* begin *
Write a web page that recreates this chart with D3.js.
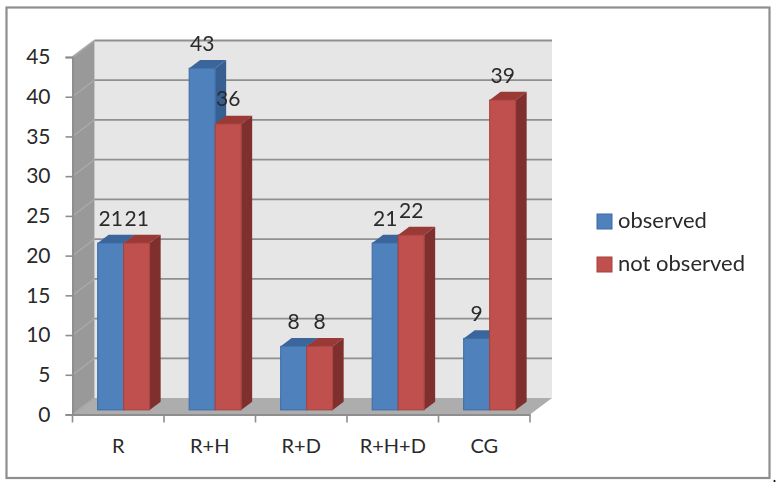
<!DOCTYPE html>
<html><head><meta charset="utf-8">
<script src="https://cdn.jsdelivr.net/npm/d3@7"></script>
<style>html,body{margin:0;padding:0;background:#fff;overflow:hidden}svg{display:block;filter:blur(.35px)}</style>
</head><body><svg id="c" width="782" height="489"></svg>
<script>
const categories = ["R","R+H","R+D","R+H+D","CG"];
const observed = [21,43,8,21,9];
const notObserved = [21,36,8,22,39];
const seriesNames = ["observed","not observed"];
const yTicks = [0,5,10,15,20,25,30,35,40,45];

const font = "Lato, sans-serif", ink = "#2a2a2a";
const svg = d3.select("#c");
const x = d3.scaleBand().domain(categories).range([72.5,530]).paddingInner(0).paddingOuter(0);
const y = d3.scaleLinear().domain([0,45]).range([414.5,57]);
const DX = 22, DY = -16.5;
const sub = d3.scaleBand().domain(seriesNames).range([19, 19+52]);
const poly = pts => pts.map(p=>p.join(",")).join(" ");
const p3 = (px,py,z) => [px+DX*z, py+DY*z];

// frame
svg.append("rect").attr("x",6.5).attr("y",7.5).attr("width",763).attr("height",470.5)
  .attr("fill","#fff").attr("stroke","#8e8e8e").attr("stroke-width",2.2);

// walls
const x0 = x.range()[0], x1 = x.range()[1], yb = y(0), yt = y(45);
svg.append("polygon").attr("points",poly([p3(x0,yt,1),p3(x1,yt,1),p3(x1,yb,1),p3(x0,yb,1)])).attr("fill","#e6e6e6");
svg.append("polygon").attr("points",poly([p3(x0,yt,0),p3(x0,yt,1),p3(x0,yb,1),p3(x0,yb,0)])).attr("fill","#999999");
svg.append("polygon").attr("points",poly([p3(x0,yb,0),p3(x0,yb,1),p3(x1,yb,1),p3(x1,yb,0)])).attr("fill","#adadad");

// gridlines
yTicks.forEach(t=>{
  const a=p3(x0,y(t),0), b=p3(x0,y(t),1), c=p3(x1,y(t),1);
  svg.append("line").attr("x1",a[0]).attr("y1",a[1]).attr("x2",b[0]).attr("y2",b[1]).attr("stroke","#a8a8a8").attr("stroke-width",1.6);
  if(t>0) svg.append("line").attr("x1",b[0]).attr("y1",b[1]).attr("x2",c[0]).attr("y2",c[1]).attr("stroke","#8f8f8f").attr("stroke-width",1.8);
});

// axes
const axisY = d3.axisLeft(y).tickValues(yTicks).tickSize(7).tickPadding(15);
const gy = svg.append("g").attr("transform",`translate(${x0},0)`).call(axisY);
const axisX = d3.axisBottom(x).tickSize(0).tickPadding(0);
const gx = svg.append("g").attr("transform",`translate(0,${yb})`).call(axisX);
[gy,gx].forEach(g=>{g.selectAll("path").attr("stroke","#8e8e8e").attr("stroke-width",2);
  g.selectAll("line").attr("stroke","#8e8e8e").attr("stroke-width",1.6);
  g.selectAll("text").attr("font-family",font).attr("fill",ink);});
gy.selectAll("text").attr("font-size",21);
gx.selectAll("text").attr("font-size",20).attr("dy",0).attr("y",38.5);
gx.selectAll(null).data(x.domain().map(c=>x(c)).concat([x1])).enter().append("line")
  .attr("x1",d=>d).attr("x2",d=>d).attr("y1",0).attr("y2",8).attr("stroke","#8e8e8e").attr("stroke-width",1.6);

// bars
const zf=.28, zb=.78;
const colors = {front:["#4f81bd","#c0504d"], edge:["#3a6ba5","#a8403d"], top:["#3b669c","#9a3a37"], side:["#375f92","#7f2f2d"]};
const rows = categories.map((c,i)=>({c,vals:[observed[i],notObserved[i]]}));
const labels=[];
rows.forEach(r=>{
  r.vals.forEach((v,k)=>{
    const name=seriesNames[k], l=x(r.c)+sub(name), rr=l+sub.bandwidth(), t=y(v), b=y(0);
    svg.append("polygon").attr("points",poly([p3(l,t,zf),p3(l,t,zb),p3(rr,t,zb),p3(rr,t,zf)])).attr("fill",colors.top[k]);
    svg.append("polygon").attr("points",poly([p3(rr,t,zf),p3(rr,t,zb),p3(rr,b,zb),p3(rr,b,zf)])).attr("fill",colors.side[k]);
    const f0=p3(l,t,zf), f1=p3(rr,b,zf);
    svg.append("rect").attr("x",f0[0]).attr("y",f0[1]).attr("width",f1[0]-f0[0]).attr("height",f1[1]-f0[1])
      .attr("fill",colors.front[k]).attr("stroke",colors.edge[k]).attr("stroke-width",1);
    labels.push({x:(f0[0]+f1[0])/2,y:f0[1]-17.5,v});
  });
});
svg.selectAll(".lab").data(labels).enter().append("text").attr("class","lab")
  .attr("x",d=>d.x).attr("y",d=>d.y).attr("text-anchor","middle")
  .attr("font-family",font).attr("font-size",21).attr("fill",ink).text(d=>d.v);

// legend
seriesNames.forEach((n,i)=>{
  const ly=214+i*43;
  svg.append("rect").attr("x",597).attr("y",ly).attr("width",15).attr("height",15)
    .attr("fill",colors.front[i]).attr("stroke",colors.edge[i]).attr("stroke-width",1);
  svg.append("text").attr("x",618).attr("y",ly+14).attr("font-family",font).attr("font-size",22).attr("fill",ink).text(n);
});
svg.append("text").attr("x",772.5).attr("y",482).attr("font-family",font).attr("font-size",17).attr("fill","#111").text(".");
</script></body></html>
* end *
▶ **WHAT IS ASKED**
Give every line above again exactly, with no pictures.

▶ **THE RESPONSE**
Write a web page that recreates this chart with D3.js.
<!DOCTYPE html>
<html><head><meta charset="utf-8">
<script src="https://cdn.jsdelivr.net/npm/d3@7"></script>
<style>html,body{margin:0;padding:0;background:#fff;overflow:hidden}svg{display:block;filter:blur(.35px)}</style>
</head><body><svg id="c" width="782" height="489"></svg>
<script>
const categories = ["R","R+H","R+D","R+H+D","CG"];
const observed = [21,43,8,21,9];
const notObserved = [21,36,8,22,39];
const seriesNames = ["observed","not observed"];
const yTicks = [0,5,10,15,20,25,30,35,40,45];

const font = "Lato, sans-serif", ink = "#2a2a2a";
const svg = d3.select("#c");
const x = d3.scaleBand().domain(categories).range([72.5,530]).paddingInner(0).paddingOuter(0);
const y = d3.scaleLinear().domain([0,45]).range([414.5,57]);
const DX = 22, DY = -16.5;
const sub = d3.scaleBand().domain(seriesNames).range([19, 19+52]);
const poly = pts => pts.map(p=>p.join(",")).join(" ");
const p3 = (px,py,z) => [px+DX*z, py+DY*z];

// frame
svg.append("rect").attr("x",6.5).attr("y",7.5).attr("width",763).attr("height",470.5)
  .attr("fill","#fff").attr("stroke","#8e8e8e").attr("stroke-width",2.2);

// walls
const x0 = x.range()[0], x1 = x.range()[1], yb = y(0), yt = y(45);
svg.append("polygon").attr("points",poly([p3(x0,yt,1),p3(x1,yt,1),p3(x1,yb,1),p3(x0,yb,1)])).attr("fill","#e6e6e6");
svg.append("polygon").attr("points",poly([p3(x0,yt,0),p3(x0,yt,1),p3(x0,yb,1),p3(x0,yb,0)])).attr("fill","#999999");
svg.append("polygon").attr("points",poly([p3(x0,yb,0),p3(x0,yb,1),p3(x1,yb,1),p3(x1,yb,0)])).attr("fill","#adadad");

// gridlines
yTicks.forEach(t=>{
  const a=p3(x0,y(t),0), b=p3(x0,y(t),1), c=p3(x1,y(t),1);
  svg.append("line").attr("x1",a[0]).attr("y1",a[1]).attr("x2",b[0]).attr("y2",b[1]).attr("stroke","#a8a8a8").attr("stroke-width",1.6);
  if(t>0) svg.append("line").attr("x1",b[0]).attr("y1",b[1]).attr("x2",c[0]).attr("y2",c[1]).attr("stroke","#8f8f8f").attr("stroke-width",1.8);
});

// axes
const axisY = d3.axisLeft(y).tickValues(yTicks).tickSize(7).tickPadding(15);
const gy = svg.append("g").attr("transform",`translate(${x0},0)`).call(axisY);
const axisX = d3.axisBottom(x).tickSize(0).tickPadding(0);
const gx = svg.append("g").attr("transform",`translate(0,${yb})`).call(axisX);
[gy,gx].forEach(g=>{g.selectAll("path").attr("stroke","#8e8e8e").attr("stroke-width",2);
  g.selectAll("line").attr("stroke","#8e8e8e").attr("stroke-width",1.6);
  g.selectAll("text").attr("font-family",font).attr("fill",ink);});
gy.selectAll("text").attr("font-size",21);
gx.selectAll("text").attr("font-size",20).attr("dy",0).attr("y",38.5);
gx.selectAll(null).data(x.domain().map(c=>x(c)).concat([x1])).enter().append("line")
  .attr("x1",d=>d).attr("x2",d=>d).attr("y1",0).attr("y2",8).attr("stroke","#8e8e8e").attr("stroke-width",1.6);

// bars
const zf=.28, zb=.78;
const colors = {front:["#4f81bd","#c0504d"], edge:["#3a6ba5","#a8403d"], top:["#3b669c","#9a3a37"], side:["#375f92","#7f2f2d"]};
const rows = categories.map((c,i)=>({c,vals:[observed[i],notObserved[i]]}));
const labels=[];
rows.forEach(r=>{
  r.vals.forEach((v,k)=>{
    const name=seriesNames[k], l=x(r.c)+sub(name), rr=l+sub.bandwidth(), t=y(v), b=y(0);
    svg.append("polygon").attr("points",poly([p3(l,t,zf),p3(l,t,zb),p3(rr,t,zb),p3(rr,t,zf)])).attr("fill",colors.top[k]);
    svg.append("polygon").attr("points",poly([p3(rr,t,zf),p3(rr,t,zb),p3(rr,b,zb),p3(rr,b,zf)])).attr("fill",colors.side[k]);
    const f0=p3(l,t,zf), f1=p3(rr,b,zf);
    svg.append("rect").attr("x",f0[0]).attr("y",f0[1]).attr("width",f1[0]-f0[0]).attr("height",f1[1]-f0[1])
      .attr("fill",colors.front[k]).attr("stroke",colors.edge[k]).attr("stroke-width",1);
    labels.push({x:(f0[0]+f1[0])/2,y:f0[1]-17.5,v});
  });
});
svg.selectAll(".lab").data(labels).enter().append("text").attr("class","lab")
  .attr("x",d=>d.x).attr("y",d=>d.y).attr("text-anchor","middle")
  .attr("font-family",font).attr("font-size",21).attr("fill",ink).text(d=>d.v);

// legend
seriesNames.forEach((n,i)=>{
  const ly=214+i*43;
  svg.append("rect").attr("x",597).attr("y",ly).attr("width",15).attr("height",15)
    .attr("fill",colors.front[i]).attr("stroke",colors.edge[i]).attr("stroke-width",1);
  svg.append("text").attr("x",618).attr("y",ly+14).attr("font-family",font).attr("font-size",22).attr("fill",ink).text(n);
});
svg.append("text").attr("x",772.5).attr("y",482).attr("font-family",font).attr("font-size",17).attr("fill","#111").text(".");
</script></body></html>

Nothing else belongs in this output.